Only a few months before her suicide she wrote letters to Handke. Here, the words are hers and he feels no need to question the state described, no need to interrogate it for suppositions of fiction. “Yesterday I saw Dostoevsky’s ‘The Gentle Spirit’ on TV; all night I saw the most gruesome things, I wasn’t dreaming, I really saw them…,” she wrote. Handke describes a fog that lingered, her trying various positions for her arms when she lay in bed at night, a rooster’s crowing turning the night into day, a buzzing in her head, the sound of a drop of water running down the window outside. He creates a nightmare tension that anticipates what will follow and recognizes what he’s done. “From this point on,” he writes, “ I shall have to be careful to keep my story from telling itself.” He has to retreat from his writing her, or what he has written of her won’t be her but writing instead.

He’s made this book to capture the life she extinguished and that he felt had never been fully realized. What is it then, that this compensatory biography should give us? I read it through a number of times and the picture remains incomplete; lacunas interrupt it and its surface is as pock-marked as the moon’s. Once, in the book, Handke mentions that when the war ended his mother might have been described as being dark-haired, slender and tall. He doesn’t say her name. I don’t remember anyone being named. She would have been somewhere near to 11 years old when Gerhard Richter, the celebrated German painter was born in Dresden. His father had been a teacher and, unemployed, had moved the family to a small town near the Czech border, was obliged to become a member of the National Socialist Party and then, at the outset of the war, a soldier. Released by the Americans in 1946 he returned to his family in what was now the Soviet zone. This is a history that parallels Handke’s mother’s, and I look at the paintings Gerhard Richter produced in the mid ’60s. Black and white oil paintings of photographs from his family’s album, Uncle Rudi in his army uniform, Aunt Marianne, a young girl in half profile, her smile partly obscured by the baby she holds on her lap (presumably her little brother), or Christa and Wolfi, two solidly built women in summer dresses standing behind a German shepherd who sits on a dining room chair in front of them. All the work in this series are in black and white attesting to the truth of photography, and in all of them Richter had employed his technique of dragging the wet surface so the image is blurred, indefinite and impossible to be read fully. They speak to memory’s elusive quality and to the reluctance of a nation to recognize and acknowledge its history. These grey paintings, these grisaille works, are Richter’s achieving what Handke wants to correct. Stunning and unnervingly inconclusive, they are too materially ambiguous to be the visual equivalents of Handke’s text. Still, when I try to see Handke’s mother as though in a photo, I think of Richter. She comes no clearer.
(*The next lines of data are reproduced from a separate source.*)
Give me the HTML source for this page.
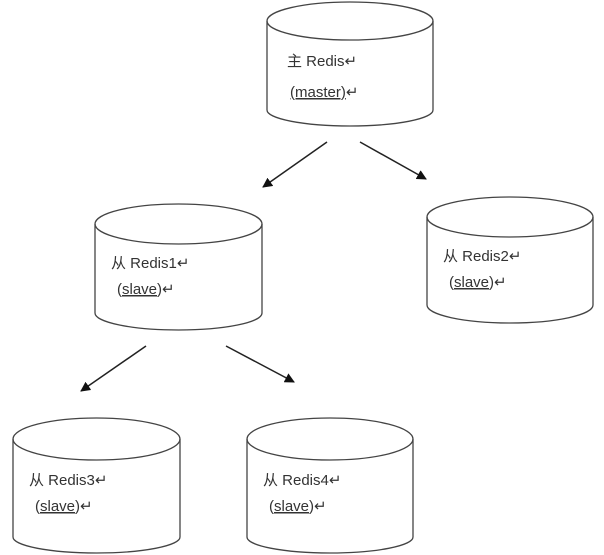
<!DOCTYPE html>
<html><head><meta charset="utf-8"><style>
html,body{margin:0;padding:0;background:#fff;width:604px;height:555px;overflow:hidden}
svg{display:block}
text{font-family:"Liberation Sans","Noto Sans CJK SC",sans-serif;font-size:15px;fill:#333}
.u{text-decoration:underline;text-decoration-style:wavy;text-decoration-color:#8a8}
</style></head><body>
<svg width="604" height="555" viewBox="0 0 604 555" xmlns="http://www.w3.org/2000/svg">
<defs><marker id="a" markerWidth="10" markerHeight="10" refX="9" refY="5" orient="auto" markerUnits="userSpaceOnUse"><path d="M0,0 L10,5 L0,10 z" fill="#111"/></marker></defs>
<g fill="none" stroke="#444" stroke-width="1.3">
<!-- master -->
<path d="M267,21 L267,110 A83,16 0 0 0 433,110 L433,21"/>
<ellipse cx="350" cy="21" rx="83" ry="19"/>
<!-- slave1 -->
<path d="M95,224 L95,313 A83.5,17 0 0 0 262,313 L262,224"/>
<ellipse cx="178.5" cy="224" rx="83.5" ry="20"/>
<!-- slave2 -->
<path d="M427,217 L427,305 A83,18 0 0 0 593,305 L593,217"/>
<ellipse cx="510" cy="217" rx="83" ry="20"/>
<!-- slave3 -->
<path d="M13,439 L13,537 A83.5,16 0 0 0 180,537 L180,439"/>
<ellipse cx="96.5" cy="439" rx="83.5" ry="21"/>
<!-- slave4 -->
<path d="M247,439 L247,537 A83,16 0 0 0 413,537 L413,439"/>
<ellipse cx="330" cy="439" rx="83" ry="21"/>
</g>
<g stroke="#222" stroke-width="1.5" marker-end="url(#a)">
<line x1="327" y1="142" x2="263" y2="187"/>
<line x1="360" y1="142" x2="426" y2="179"/>
<line x1="146" y1="346" x2="81" y2="391"/>
<line x1="226" y1="346" x2="294" y2="382"/>
</g>
<text x="287" y="66">主 Redis↵</text>
<text x="290" y="97"><tspan class="u">(master)</tspan>↵</text>
<text x="111" y="268">从 Redis1↵</text>
<text x="117" y="294">(<tspan class="u">slave</tspan>)↵</text>
<text x="443" y="261">从 Redis2↵</text>
<text x="449" y="287">(<tspan class="u">slave</tspan>)↵</text>
<text x="29" y="485">从 Redis3↵</text>
<text x="35" y="511">(<tspan class="u">slave</tspan>)↵</text>
<text x="263" y="485">从 Redis4↵</text>
<text x="269" y="511">(<tspan class="u">slave</tspan>)↵</text>
</svg>
</body></html>
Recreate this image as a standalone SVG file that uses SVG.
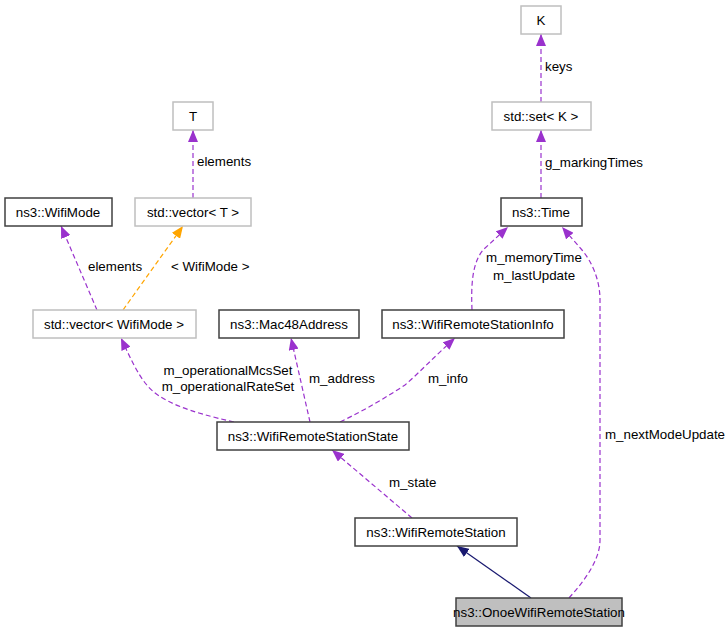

He writes, “At best I am able to capture my mother’s story for brief moments in dreams, because then her feelings become so palpable that I experience them as doubles and am identical with them; but these are precisely the moments I have already mentioned, in which extreme need to communicate coincides with extreme speechlessness.”

Here is the tragic irony that besets his quest for the restoration of his mother’s biography. Since he can’t reinstate her being, it can only be her full story he presents and this he wanted to do in language that was unassailably true to her. A stand-in in words. Hence the title, A Sorrow Beyond Dreams. Only in dreams, he tells us, can he find her, and then briefly, and dreams we know are transient, contingent and far from immutable. His grief, his sorrow is beyond speaking. Nor can he write it, nor her.